▶ **WHAT YOU HAVE TO DO**
Pictures stay out. Extract the lines below from the first one through the line with "y_ticks = [0, 1, 2, 3, 4, 5]", both included.

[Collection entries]
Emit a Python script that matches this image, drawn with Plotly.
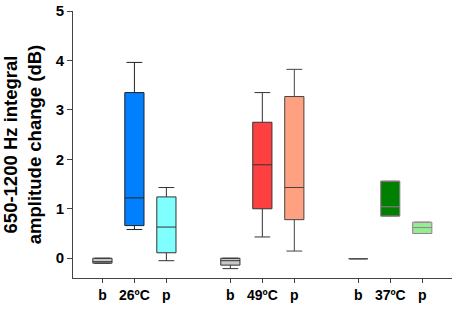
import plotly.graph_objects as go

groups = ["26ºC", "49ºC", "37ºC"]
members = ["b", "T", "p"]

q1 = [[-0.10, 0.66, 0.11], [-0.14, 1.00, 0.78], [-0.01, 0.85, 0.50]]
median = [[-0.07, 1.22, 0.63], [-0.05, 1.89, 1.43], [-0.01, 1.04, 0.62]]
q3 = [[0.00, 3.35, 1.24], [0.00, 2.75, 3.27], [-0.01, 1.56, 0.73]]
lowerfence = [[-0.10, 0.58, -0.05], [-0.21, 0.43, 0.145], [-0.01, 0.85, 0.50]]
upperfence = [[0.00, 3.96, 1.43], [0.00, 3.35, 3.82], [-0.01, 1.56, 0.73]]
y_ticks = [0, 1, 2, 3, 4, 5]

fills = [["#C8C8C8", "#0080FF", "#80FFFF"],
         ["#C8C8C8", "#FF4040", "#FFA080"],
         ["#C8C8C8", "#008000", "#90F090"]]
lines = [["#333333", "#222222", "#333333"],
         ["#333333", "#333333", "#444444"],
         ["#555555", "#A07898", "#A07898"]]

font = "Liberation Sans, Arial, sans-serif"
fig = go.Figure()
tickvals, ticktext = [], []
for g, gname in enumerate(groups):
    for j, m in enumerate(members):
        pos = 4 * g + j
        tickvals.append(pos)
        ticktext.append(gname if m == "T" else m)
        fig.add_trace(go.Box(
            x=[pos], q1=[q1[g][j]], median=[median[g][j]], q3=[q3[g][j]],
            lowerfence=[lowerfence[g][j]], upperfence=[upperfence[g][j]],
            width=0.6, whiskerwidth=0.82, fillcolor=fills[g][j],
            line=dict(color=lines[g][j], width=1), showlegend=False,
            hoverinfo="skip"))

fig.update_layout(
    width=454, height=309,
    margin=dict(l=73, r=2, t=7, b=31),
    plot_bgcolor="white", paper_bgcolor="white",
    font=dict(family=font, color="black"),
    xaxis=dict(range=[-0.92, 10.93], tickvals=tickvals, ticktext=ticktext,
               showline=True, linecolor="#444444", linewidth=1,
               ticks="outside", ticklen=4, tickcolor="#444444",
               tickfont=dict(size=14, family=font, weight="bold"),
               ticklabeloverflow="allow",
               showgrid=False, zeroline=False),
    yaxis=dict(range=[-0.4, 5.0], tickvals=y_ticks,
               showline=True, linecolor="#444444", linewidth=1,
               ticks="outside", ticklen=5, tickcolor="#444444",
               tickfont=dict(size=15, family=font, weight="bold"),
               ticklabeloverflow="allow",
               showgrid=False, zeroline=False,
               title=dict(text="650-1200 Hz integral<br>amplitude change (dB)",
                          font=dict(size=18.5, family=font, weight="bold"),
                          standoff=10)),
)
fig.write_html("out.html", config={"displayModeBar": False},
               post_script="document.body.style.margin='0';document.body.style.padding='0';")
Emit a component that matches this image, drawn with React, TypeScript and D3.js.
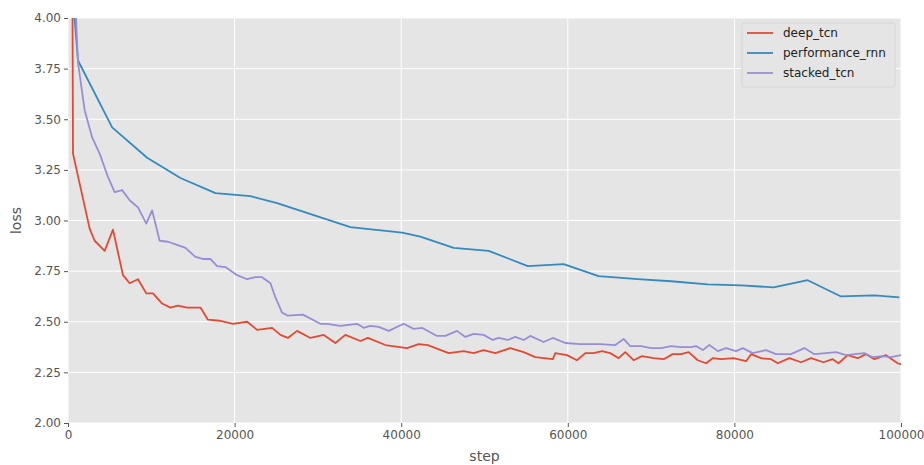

▶ **SOLUTION BELOW**
Emit a Python script that matches this image, drawn with Plotly.
import plotly.graph_objects as go

groups = ["26ºC", "49ºC", "37ºC"]
members = ["b", "T", "p"]

q1 = [[-0.10, 0.66, 0.11], [-0.14, 1.00, 0.78], [-0.01, 0.85, 0.50]]
median = [[-0.07, 1.22, 0.63], [-0.05, 1.89, 1.43], [-0.01, 1.04, 0.62]]
q3 = [[0.00, 3.35, 1.24], [0.00, 2.75, 3.27], [-0.01, 1.56, 0.73]]
lowerfence = [[-0.10, 0.58, -0.05], [-0.21, 0.43, 0.145], [-0.01, 0.85, 0.50]]
upperfence = [[0.00, 3.96, 1.43], [0.00, 3.35, 3.82], [-0.01, 1.56, 0.73]]
y_ticks = [0, 1, 2, 3, 4, 5]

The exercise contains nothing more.